LONDON (AFX) – Another sell-off of the UK’s student loans system would make it more likely Chancellor of the Exchequer Gordon Brown will meet his rule relating to government debt, but paradoxically, any sale could push borrowing higher, analysts said.
A report in this morning’s Financial Times revealed that Brown is planning to announce the sale of part of the government’s student loan book, estimated at around 16 bln stg, in next Wednesday’s budget.
This would not be the first time that Brown has sold part of the student loans book. He sold some 4 bln stg worth of debt between 1997-1999.
Analysts reckon that Brown may look to sell off another 10 bln stg chunk of the debt, which is likely to be used to reduce net debt in the same way as the 20 bln stg revenues generated in 2000 from the 3G spectrum sale.
‘This will help Brown to meet his sustainable investment rule, which stipulates that net debt must average less than 40 pct of GDP over the cycle,’ said Jonathan Loynes, chief UK economist at Capital Economics.
‘On Brown’s existing forecasts, the level of debt gets pretty close to the 40 pct ceiling over the next few years and the addition of some of the government’s off-balance sheet liabilities could break the ceiling,’ he added.

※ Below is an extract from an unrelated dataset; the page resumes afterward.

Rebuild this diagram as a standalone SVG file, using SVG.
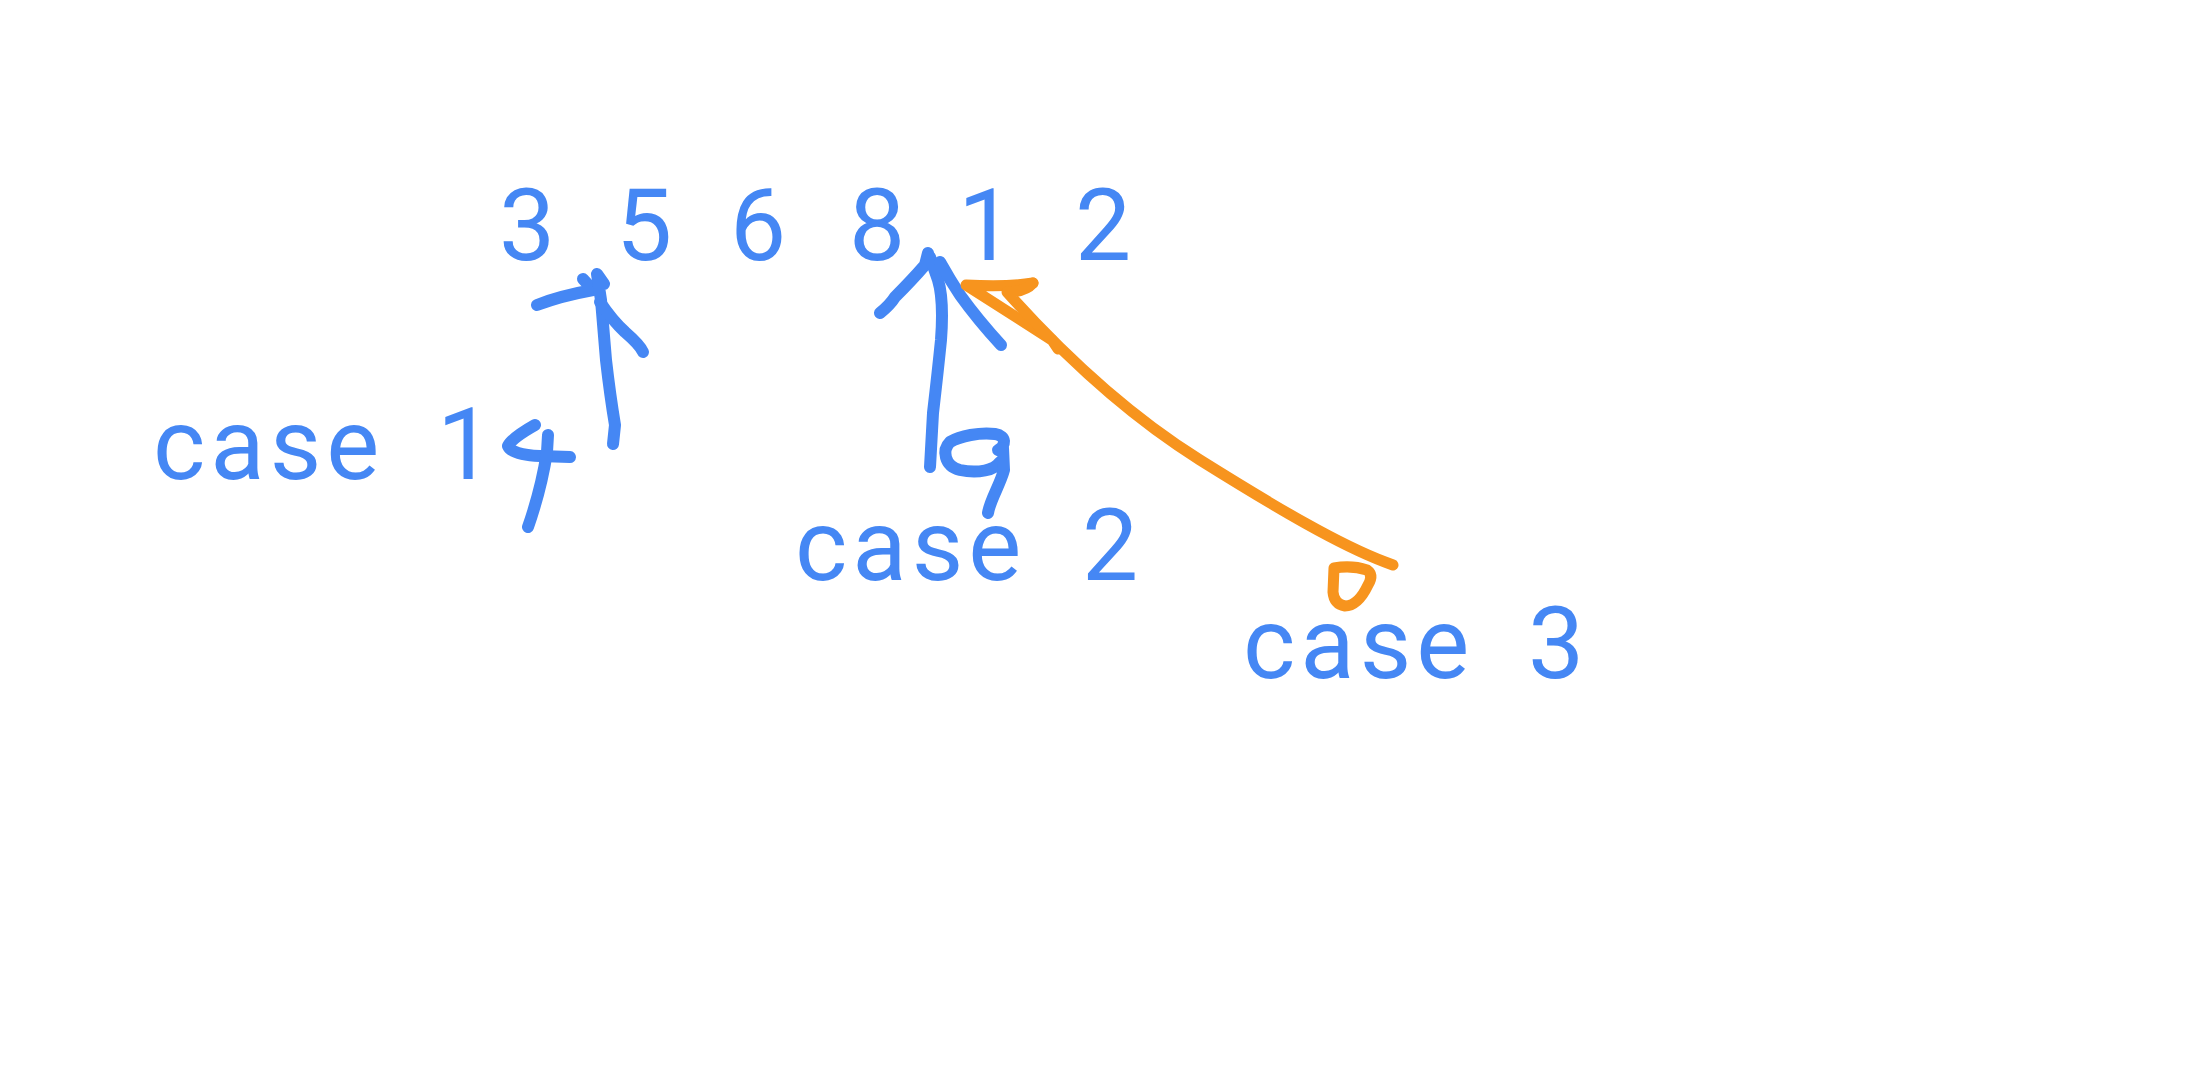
<svg xmlns="http://www.w3.org/2000/svg" width="2190" height="1078" viewBox="0 0 2190 1078">
<style>
.t{font-family:Roboto,"Liberation Sans",sans-serif;font-size:100px;fill:#4587F4;}
.w{letter-spacing:5px;}
.b{fill:none;stroke:#4587F4;stroke-width:12;stroke-linecap:round;stroke-linejoin:round;}
.o{fill:none;stroke:#F7941E;stroke-width:11;stroke-linecap:round;stroke-linejoin:round;}
</style>
<rect width="2190" height="1078" fill="#ffffff"/>
<g id="numbers">
<text class="t" y="260"><tspan x="499">3</tspan> <tspan x="616">5</tspan> <tspan x="730">6</tspan> <tspan x="849">8</tspan> <tspan x="958">1</tspan> <tspan x="1075">2</tspan></text>
</g>
<g id="case1">
<text class="t" y="479"><tspan class="w" x="153">case</tspan> <tspan x="437">1</tspan></text>
<path class="b" d="M535,425 Q512,438 508,446 Q512,455 540,456 L570,457"/>
<path class="b" d="M548,435 L547,452 Q541,490 528,527"/>
</g>
<g id="case2">
<text class="t" y="580"><tspan class="w" x="795">case</tspan> <tspan x="1082">2</tspan></text>
<path class="b" d="M998,450 C1006,446 1007,436 995,434 C980,432 960,436 950,442 C942,450 944,466 960,470 C978,474 995,470 1000,462"/>
<path class="b" d="M1003,448 L1004,470 C1000,485 990,500 988,513"/>
</g>
<g id="case3">
<text class="t" y="678"><tspan class="w" x="1243">case</tspan> <tspan x="1528">3</tspan></text>
<path class="o" d="M1334,568 Q1352,565 1367,570 Q1374,575 1368,585 Q1358,606 1345,606 Q1334,604 1333,592 L1334,568"/>
</g>
<g id="connectors">
<path class="b" d="M537,305 Q560,296 593,290 L583,279"/>
<path class="b" d="M613,444 L615,425 Q610,395 606,360 L601,300 L597,274 L604,284"/>
<path class="b" d="M600,302 Q612,320 625,332 Q640,345 643,352"/>
<path class="b" d="M880,313 Q890,305 895,297 Q912,280 925,265 L928,253"/>
<path class="b" d="M930,467 L933,413 Q938,370 941,340 Q944,300 938,280 L930,257"/>
<path class="b" d="M940,262 Q950,280 960,295 Q978,320 1001,345"/>
<path class="o" d="M1033,283 Q1010,287 966,285 L1052,340 L1058,349"/>
<path class="o" d="M1033,283 Q1025,292 1007,292 C1050,340 1120,410 1200,460 S1340,545 1385,562 L1393,565"/>
</g>
</svg>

Though any revenues would reduce debt, they would have no comparable impact on borrowing, Loynes said, as government loans to students are not included in the main public sector net borrowing (PSNB) measure of borrowing.
In fact, the sale could actually push borrowing up, he explained, especially if Brown uses part of the proceeds to fund extra spending on education, which would raise PSNB and current borrowing.
‘And second, the sale of the loans will reduce the future stream of interest payments from students to the government,’ he added.
One area in which the sale would have a more significant impact is on government financing, as the proceeds from the sale would reduce the cash measure of central government borrowing and the required level of gilt sales.
However, Loynes said any impact would be negligible as the Debt Management Office is planning some 60 bln stg worth of gilt sales next year.